Citizen Lab, based at the University of Toronto’s Munk School of Global Affairs, has been working for many years to expose cyber-espionage campaigns, find major security flaws in digital devices, and identify the myriad of threats emerging from the intersection of Big Data and Big Brother. Its experience in uncovering global cyber-espionage campaigns dates back to 2009’s Tracking Ghostnet report.
Deibert says civil society worldwide is now facing an epidemic of targeted digital espionage, yet little information about it comes into the public domain, partly he says due to government inaction or unwillingness, but also due in part to the existence of private sector proprietary products that represent significant commercial value when used by paying clients.
Software hacking tools are a hot commodity: if you can’t write the code yourself, you can buy off-the-shelf tools to invade pretty much anything.
A million dollars will get you every keystroke, sound, message and GPS location reading possible from multiple iPhone users once you buy the software that’s available out there. (Remember the iPhone/FBI case involving the San Bernadino terrorists? The FBI wanted Apple to provide a back door hack, but without that company’s cooperation, the agency then went “rogue” and bought some software for itself.)
Citizen Lab has previously investigated and reported on how similar software, developed by an Israeli company, was used by the Mexican government to target a groups of international investigators digging into human rights violations in Mexico, for example.
In analyzing the technical details associated with the Russia-aligned campaign and its identifiable modus operandi, the Citizen Lab research team illustrated how the twin strategies of phishing and tainted leaks can be used to penetrate civil society targets, and to sow mistrust and disinformation, say, during an election campaign or national referendum.
“Tainted leaks plant fakes in a forest of facts in an attempt to make them credible by association with genuine, stolen documents,” noted senior researcher John Scott-Railton.
The Citizen Lab researchers have not conclusively linked the identified cyber-campaign with a particular Russian government entity, but they say many elements of the campaign overlap with groups previously identified as Russia-affiliated by other reports. This overlap includes operations associated with the successful breach in 2016 of the email account of John Podesta, the former chairman of the 2016 Hillary Clinton presidential campaign.

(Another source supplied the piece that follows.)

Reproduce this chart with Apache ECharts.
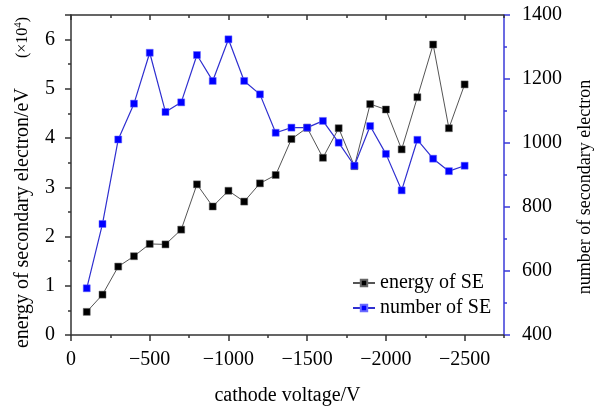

In one way or another, that breach influenced the Presidential election.
“There’s no doubt in my mind that actors affiliated with the Russian government tried to influence the U.S. election process,” Deibert stated confidently. “They are the ones that were responsible for breaching the computer systems of the DNC, John Podesta’s emails, as well as many other groups that we identified in our report, groups and individuals.”
Looking beyond cyber-crime for profit, although that is clearly still a good motivator, we are seeing how the Internet is being controlled and manipulated by governments in order to censor, monitor, and influence their citizens, thanks to the work done at Citizen Lab.